In this issue, our plucky heroes must contend with the great difficulty of losing their voices, and I don't mean that they've been yelling too much. No, within the first few pages of the story, that aforementioned Magic Man curses Finn and Jake so that they cannot talk. However, they are not completely silent, as the two are still able to express themselves through symbols appearing in their word balloons. Therefore, Finn, Jake, and the many princesses of Ooo must find a way to restore their regular powers of articulation.
There actually isn't much more to the issue beyond that, but that wonderful idea of speaking through images is used to incredibly clever effect here. The trick isn't what I'd call revolutionary, but it is nice to see some playful experimentation used to tell a charmingly engaging story. This is the kind of thing that wouldn't work in any medium besides comics, and we get lots of fun little moments, such as Finn and Jake's word balloons showing a person's rear end as a way to say "but" or their quaintly roundabout manner of expressing "Adventure Time", to name but a few.
North does a great job of making the whole thing feel very natural and readable, when the idea could have easily fallen apart during execution. It's a lot of fun to see the ways that the characters play with Finn and Jake's strange affliction, whether its in battle planning or sandwich making. And from a reader perspective, it's quite enjoyable to work through the images to find their pseudo-hidden meanings.

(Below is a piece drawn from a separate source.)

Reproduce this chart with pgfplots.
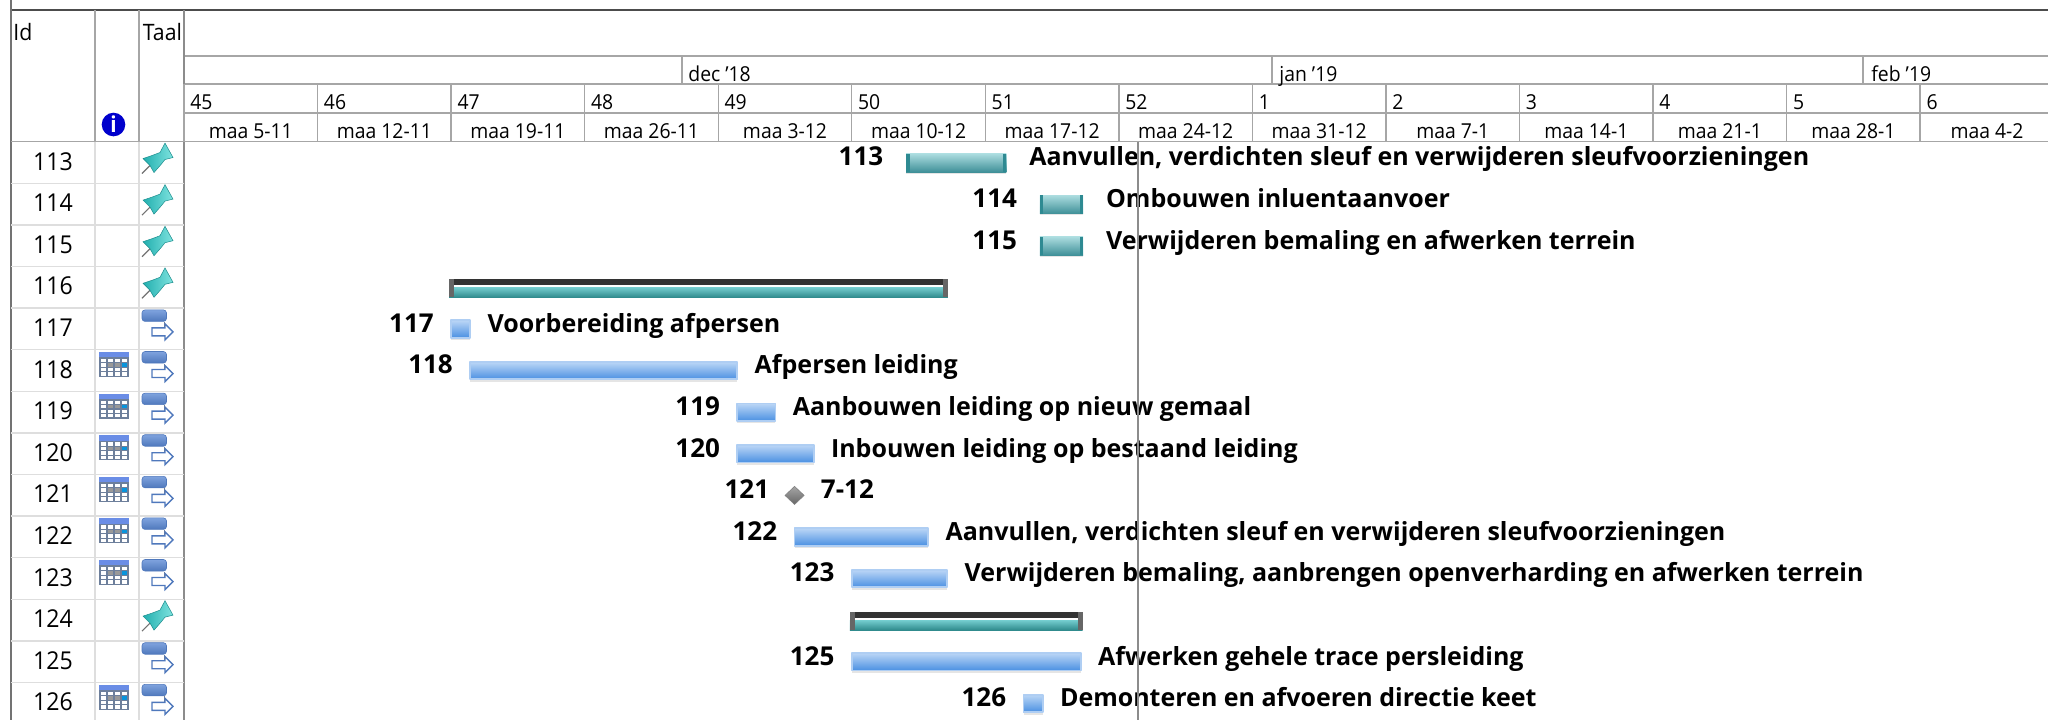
\documentclass[border=0pt]{standalone}
\usepackage{pgfplots}
\pgfplotsset{compat=1.18}
\usepackage{fontspec}
\setmainfont[FakeStretch=0.94]{Open Sans}
\newfontfamily\namefam{Open Sans}
\definecolor{hdr}{HTML}{A6A6A6}
\definecolor{lite}{HTML}{DEDEDE}
\definecolor{bluetop}{HTML}{BBD6F6}
\definecolor{bluebot}{HTML}{4A90E2}
\definecolor{blueedge}{HTML}{AFCEF3}
\definecolor{tealtop}{HTML}{ABDCDF}
\definecolor{tealbot}{HTML}{3F9098}
\definecolor{tealcap}{HTML}{2E8A92}
\definecolor{sumtop}{HTML}{74CDCF}
\definecolor{sumbot}{HTML}{2F8A8C}
\definecolor{pinA}{HTML}{22AFAF}
\definecolor{pinB}{HTML}{7FE3DF}
\definecolor{flowA}{HTML}{7FA3DE}
\definecolor{flowB}{HTML}{4F78BC}
\definecolor{calB}{HTML}{6D7F9B}
\definecolor{calT}{HTML}{6A8DE6}
\newcommand\fH{\fontsize{10.3pt}{12pt}\selectfont}
\newcommand\fT{\fontsize{11.3pt}{13pt}\selectfont}
\newcommand\fR{\fontsize{12.3pt}{14pt}\selectfont}
\newcommand\fB{\namefam\fontsize{13pt}{14pt}\selectfont\bfseries}
\newcommand\fN{\namefam\fontsize{12.5pt}{14pt}\selectfont\bfseries}
\tikzset{
 pin/.pic={\begin{scope}[xscale=.5,yscale=-.5]
  \draw[black!55,line width=.6pt] (-16pt,11pt)--(-8pt,3pt);
  \path[left color=pinA,right color=pinB,draw=pinA!80!black,line width=.25pt]
   (-15pt,-4pt)--(-6pt,-7pt)--(2pt,-10pt)--(7pt,-19.4pt)--(15pt,-5pt)--(7pt,-3pt)--(3pt,2pt)--(-4pt,10pt)--(-8pt,3pt)--cycle;
 \end{scope}},
 flow/.pic={\begin{scope}[xscale=.5,yscale=-.5]
  \draw[black!50,line width=.5pt] (6pt,-7pt)--(6pt,3pt)--(0pt,3pt);
  \path[draw=flowB,top color=flowA,bottom color=flowB,line width=.3pt,rounded corners=1.5pt]
   (-16pt,-19pt) rectangle (8.5pt,-7.5pt);
  \path[fill=white,draw=flowB,line width=.7pt]
   (-6pt,-1pt)--(7pt,-1pt)--(7pt,-5pt)--(15pt,3pt)--(7pt,11pt)--(7pt,7pt)--(-6pt,7pt)--cycle;
 \end{scope}},
 cal/.pic={\begin{scope}[xscale=.5,yscale=-.5]
  \fill[calB] (-15pt,-12.5pt) rectangle (15pt,12.5pt);
  \fill[calT] (-15pt,-12.5pt) rectangle (15pt,-7pt);
  \foreach \i in {0,...,3} \foreach \j in {0,...,3} {
    \fill[white] ({-13.5pt+\i*7pt},{-5.5pt+\j*4.5pt}) rectangle ++(5.5pt,3.4pt);}
  \fill[black!40] (-6.5pt,-1pt) rectangle ++(5.5pt,3.4pt);
  \fill[black!40] (0.5pt,-1pt) rectangle ++(5.5pt,3.4pt);
  \fill[cyan!80!blue] (7.5pt,-1pt) rectangle ++(5.5pt,3.4pt);
 \end{scope}},
}
\newcommand\hl[4]{\draw[#4,line width=.7pt] (axis cs:#2,#1)--(axis cs:#3,#1);}
\newcommand\vl[4]{\draw[#4,line width=.7pt] (axis cs:#1,#2)--(axis cs:#1,#3);}
\newcommand\wk[3]{%
 \node[anchor=base west,inner sep=0pt,font=\fH] at (axis cs:{184+133.55*#1+6},109) {#2};
 \node[anchor=base,inner sep=0pt,font=\fH] at (axis cs:{184+133.55*#1+66.8},138.3) {#3};
 \vl{{184+133.55*#1}}{84}{141.7}{hdr}}
\newcommand\rowcell[1]{%
 \node[anchor=base,inner sep=0pt,font=\fR] at (axis cs:53,{141.7+41.6*(#1-113)+28.3}) {#1};
 \hl{{141.7+41.6*(#1-113+1)}}{11}{184}{lite}}
\newcommand\ipin[1]{\path (axis cs:158,{141.7+41.6*(#1-113)+20.8}) pic {pin};}
\newcommand\iflow[1]{\path (axis cs:158,{141.7+41.6*(#1-113)+20.8}) pic {flow};}
\newcommand\ical[1]{\path (axis cs:114.3,{141.7+41.6*(#1-113)+14.7}) pic {cal};}
% labels: gap (pt), id, start day, end day, name
\newcommand\labels[5]{%
 \node[anchor=base east,inner sep=0pt,font=\fB] at ([xshift=-#1]axis cs:#3,{#2+.08}) {#2};
 \node[anchor=base west,inner sep=0pt,font=\fN] at ([xshift=#1]axis cs:#4,{#2+.08}) {#5};}
\newcommand\bluebar[4]{%
 \pgfmathsetmacro\ya{#1-.21}\pgfmathsetmacro\yb{#1+.21}\pgfmathsetmacro\yc{#1+.25}%
 \addplot[black!10,line width=.8pt] coordinates {(#2,\yc)(#3,\yc)};
 \addplot[draw=blueedge,line width=.9pt,line join=round,top color=bluetop,bottom color=bluebot]
  coordinates {(#2,\ya)(#3,\ya)(#3,\yb)(#2,\yb)} -- cycle;
 \labels{8.5pt}{#1}{#2}{#3}{#4}}
\newcommand\tealbar[4]{%
 \pgfmathsetmacro\ya{#1-.215}\pgfmathsetmacro\yb{#1+.225}\pgfmathsetmacro\yc{#1+.25}%
 \pgfmathsetmacro\xa{#2+.18}\pgfmathsetmacro\xb{#3-.18}%
 \addplot[black!10,line width=.8pt] coordinates {(#2,\yc)(#3,\yc)};
 \addplot[draw=none,top color=tealtop,bottom color=tealbot]
  coordinates {(#2,\ya)(#3,\ya)(#3,\yb)(#2,\yb)} -- cycle;
 \addplot[draw=none,fill=tealcap] coordinates {(#2,\ya)(\xa,\ya)(\xa,\yb)(#2,\yb)} -- cycle;
 \addplot[draw=none,fill=tealcap] coordinates {(\xb,\ya)(#3,\ya)(#3,\yb)(\xb,\yb)} -- cycle;
 \labels{11.3pt}{#1}{#2}{#3}{#4}}
\newcommand\summary[3]{%
 \pgfmathsetmacro\ya{#1-.195}\pgfmathsetmacro\yb{#1-.05}\pgfmathsetmacro\yc{#1-.002}\pgfmathsetmacro\yd{#1+.238}%
 \pgfmathsetmacro\xa{#2+.26}\pgfmathsetmacro\xb{#3-.26}%
 \addplot[draw=none,fill=black!80] coordinates {(#2,\ya)(#3,\ya)(#3,\yb)(#2,\yb)} -- cycle;
 \addplot[draw=none,top color=sumtop,bottom color=sumbot] coordinates {(#2,\yc)(#3,\yc)(#3,\yd)(#2,\yd)} -- cycle;
 \addplot[draw=none,fill=black!60] coordinates {(#2,\ya)(\xa,\ya)(\xa,\yd)(#2,\yd)} -- cycle;
 \addplot[draw=none,fill=black!60] coordinates {(\xb,\ya)(#3,\ya)(#3,\yd)(\xb,\yd)} -- cycle;}
\begin{document}
\begin{tikzpicture}
\useasboundingbox (0,0) rectangle (1024pt,360pt);
\begin{axis}[at={(0pt,0pt)},anchor=south west,scale only axis,width=1024pt,height=360pt,hide axis,
 xmin=0,xmax=2048,ymin=0,ymax=720,y dir=reverse,clip=false]
 % frame
 \draw[black!70,line width=1pt] (axis cs:10.7,10)--(axis cs:2048,10);
 \draw[black!55,line width=1pt] (axis cs:10.7,0)--(axis cs:10.7,720);
 % header
 \hl{56}{184}{2048}{hdr}
 \hl{84}{184}{2048}{hdr}
 \hl{113}{184}{2048}{hdr}
 \hl{141.7}{11}{2048}{hdr}
 \vl{95}{10}{141.7}{hdr}
 \vl{139}{10}{141.7}{hdr}
 \vl{184}{10}{720}{black!45}
 \vl{95}{141.7}{720}{lite}
 \vl{139}{141.7}{720}{lite}
 \vl{682}{56}{84}{hdr}
 \vl{1272}{56}{84}{hdr}
 \vl{1863}{56}{84}{hdr}
 \node[anchor=base west,inner sep=0pt,font=\fT] at (axis cs:13,40.8) {Id};
 \node[anchor=base west,inner sep=0pt,font=\fT] at (axis cs:142.5,40.8) {Taal};
 \node[anchor=base west,inner sep=0pt,font=\fH] at (axis cs:688,81.7) {dec '18};
 \node[anchor=base west,inner sep=0pt,font=\fH] at (axis cs:1279,81.7) {jan '19};
 \node[anchor=base west,inner sep=0pt,font=\fH] at (axis cs:1871,81.7) {feb '19};
 \wk{0}{45}{maa 5-11}\wk{1}{46}{maa 12-11}\wk{2}{47}{maa 19-11}\wk{3}{48}{maa 26-11}
 \wk{4}{49}{maa 3-12}\wk{5}{50}{maa 10-12}\wk{6}{51}{maa 17-12}\wk{7}{52}{maa 24-12}
 \wk{8}{1}{maa 31-12}\wk{9}{2}{maa 7-1}\wk{10}{3}{maa 14-1}\wk{11}{4}{maa 21-1}
 \wk{12}{5}{maa 28-1}\wk{13}{6}{maa 4-2}
 % info icon
 \fill[blue!80!black] (axis cs:113.5,124.5) circle[radius=5.9pt];
 \node[text=white,inner sep=0pt,font=\fontsize{11pt}{11pt}\selectfont\bfseries] at (axis cs:113.5,124.5) {i};
 % rows
 \rowcell{113}\rowcell{114}\rowcell{115}\rowcell{116}\rowcell{117}\rowcell{118}\rowcell{119}
 \rowcell{120}\rowcell{121}\rowcell{122}\rowcell{123}\rowcell{124}\rowcell{125}\rowcell{126}
 \ipin{113}\ipin{114}\ipin{115}\ipin{116}\ipin{124}
 \iflow{117}\iflow{118}\iflow{119}\iflow{120}\iflow{121}\iflow{122}\iflow{123}\iflow{125}\iflow{126}
 \ical{118}\ical{119}\ical{120}\ical{121}\ical{122}\ical{123}\ical{126}
\end{axis}
\begin{axis}[at={(0pt,0pt)},anchor=south west,scale only axis,width=1024pt,height=360pt,hide axis,
 xmin=-9.644,xmax=97.69,ymin=109.09,ymax=126.4,y dir=reverse,clip=false]
 \tealbar{113}{37.85}{43.1}{Aanvullen, verdichten sleuf en verwijderen sleufvoorzieningen}
 \tealbar{114}{44.86}{47.12}{Ombouwen inluentaanvoer}
 \tealbar{115}{44.86}{47.12}{Verwijderen bemaling en afwerken terrein}
 \summary{116}{13.89}{40.04}
 \bluebar{117}{14}{15}{Voorbereiding afpersen}
 \bluebar{118}{15}{29}{Afpersen leiding}
 \bluebar{119}{29}{31}{Aanbouwen leiding op nieuw gemaal}
 \bluebar{120}{29}{33}{Inbouwen leiding op bestaand leiding}
 \addplot[draw=black!50,top color=black!35,bottom color=black!60,line width=.3pt]
   coordinates {(31.5,121)(32,120.783)(32.5,121)(32,121.217)} -- cycle;
 \node[anchor=base east,inner sep=0pt,font=\fB] at ([xshift=-12.5pt]axis cs:32,{121+.08}) {121};
 \node[anchor=base west,inner sep=0pt,font=\fB] at ([xshift=13pt]axis cs:32,{121+.08}) {7-12};
 \bluebar{122}{32}{39}{Aanvullen, verdichten sleuf en verwijderen sleufvoorzieningen}
 \bluebar{123}{35}{40}{Verwijderen bemaling, aanbrengen openverharding en afwerken terrein}
 \summary{124}{34.9}{47.1}
 \bluebar{125}{35}{47}{Afwerken gehele trace persleiding}
 \bluebar{126}{44}{45}{Demonteren en afvoeren directie keet}
 % today line
 \addplot[black!45,line width=1.2pt] coordinates {(50,112.5)(50,126.4)};
\end{axis}
\end{tikzpicture}
\end{document}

As always, kudos must be given to Paroline and Lamb, who do a terrific job on art duties. They pack this story with lots of wacky visuals both in the foreground and background that spice things up quite nicely. They also do a great job on character expressions for the many scenes of Finn and Jake "speaking" to each other with their unique iconography. Not to mention the task of developing a comprehensible and recognizable iconography in such a short space. There were no moments where I found myself unable to decipher what Finn and Jake were saying, which is an impressive accomplishment.
As is the custom of Adventure Time comics, this issue has a backup story, this one written and drawn by Jeremy Sorese. His style is quite exaggerated, telling a wild story of Finn and Jake searching for their friend BMO, while fighting off strange neverdowells in the sky. It's a fun, whimsical little story, although it suffers slight from feelings of repetition (as the last Adventure Time arc was also all about saving BMO) and being a tad rushed, as there are some poignant moments that don't really have enough time to cause any real impact. However, it is still a nice accompaniment to the most excellent main story by North and friends.
Verdict - Buy It. Adventure Time is continually one of the most fun comic books around. There's a reason why it was nominated for three Eisners, and this issue is a perfect example of that. Finn and Jake's unique dialogue is a welcome experiment at a time where so many comics are content to stay the course and do what they've always been doing. The fact that it fits so well into the overall narrative is icing on the cake.